Он не мог разглядеть ее лица, но вспомнил, как изменилась она тогда в кафе, потухла и постарела на глазах и как накрыла ее лицо, словно вуалью, темная отчаянная усталость.
Денис обнял Лену, прижал к себе и почувствовал, как сотрясает ее тело мелкая дрожь. Он заторопился, придерживая за талию, усадил в машину на пассажирское сиденье, подогнал автомобиль к гаражу, бегом закрыл ворота, помог ей выйти из машины и повел в дом.
Попытался снять с нее пальто в прихожей.
— Нет, холодно, — отказалась она незнакомым, пугающим голосом.

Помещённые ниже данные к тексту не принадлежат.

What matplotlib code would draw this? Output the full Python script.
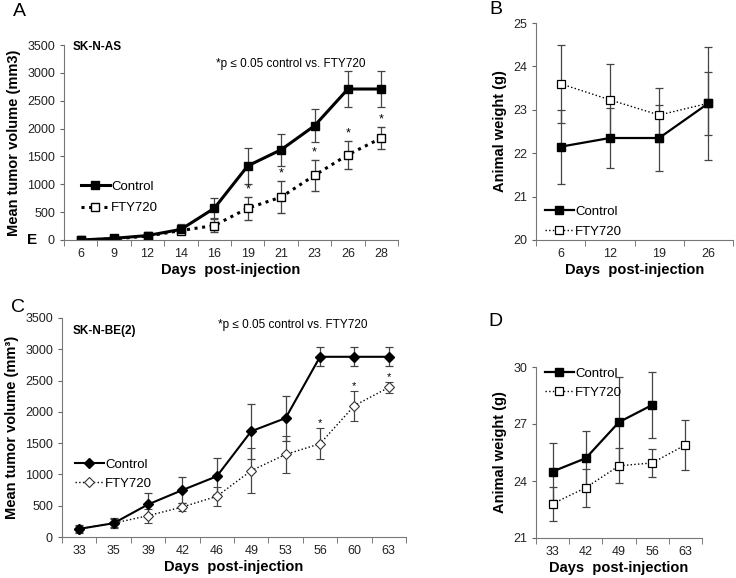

— Давай к камину, я разожгу!
— Нет. В кухню, там теплее. Попить можно? — однотонно, без эмоций.
Денис испугался за нее: этот замерший взгляд в себя, бледное лицо и голос, лишенный всяких красок. Поддерживая рукой за спину, он привел ее в кухню, усадил, включил весь свет и поспешил делать чай.
— Мне завтра надо уехать, — сказала она, оставаясь в той же позе, в которой он ее усадил: чуть боком к столу, руки на коленях. — В Казань. По делам. — И замолчала.
Он умел вывести человека из ступора паники и страха, он умел оказывать первую медицинскую помощь, он умел так отдавать приказы, что за ним шли хоть в ад!
Не зная, что с ней происходит, какая беда случилась, Денис не понимал, что делать сейчас. И как помочь! Чем?
Он принес ей чай, пододвинул второй стул, сел совсем близко и поднес кружку к ее губам:
— Выпей!
Она глотнула раз, другой, третий, смотрела мимо него, куда-то в себя, наверное.
— Еще, — сказал он настойчиво, подталкивая кружку к ее губам.
Она посмотрела на чашку, перевела взгляд на его лицо, снова на чашку, забрала ее из рук Дениса, сделала несколько небольших глотков и поставила на стол.
Встала, подошла к окну и, глядя в черноту, сказала:
— Вася не мой родной сын. Он мой. Родной. Сын. Но родила его не я.
— Он очень на тебя похож, — тихо отозвался Денис.
— Да, так сложилось, — кивнула Лена, не поворачиваясь.
Замолчала. Денис ждал, не торопил и не направлял вопросами, не представлял вообще, что говорить и как помогать ей. Лена развернулась к нему лицом, прислонилась к краю подоконника, сцепила руки в замок.
— Я брала интервью у одного историка русского зодчества…
Мужик был интересный, увлеченный своим делом, но занятой сверх меры, к тому же не москвич. Поэтому интервью у него Лена смогла взять только на вокзале, перед отходом его поезда.
Ну, хоть так! Довольная сделанным делом, прикидывая в уме, как подаст в статье их разговор, Лена заспешила к своей машине, торопясь успеть до начинающегося дождичка.
Машину она припарковала черт-те где, не найдя среди парковок ни одного просвета, у вечно забитого машинами Казанского вокзала, да и некогда ей было место получше и поближе выискивать.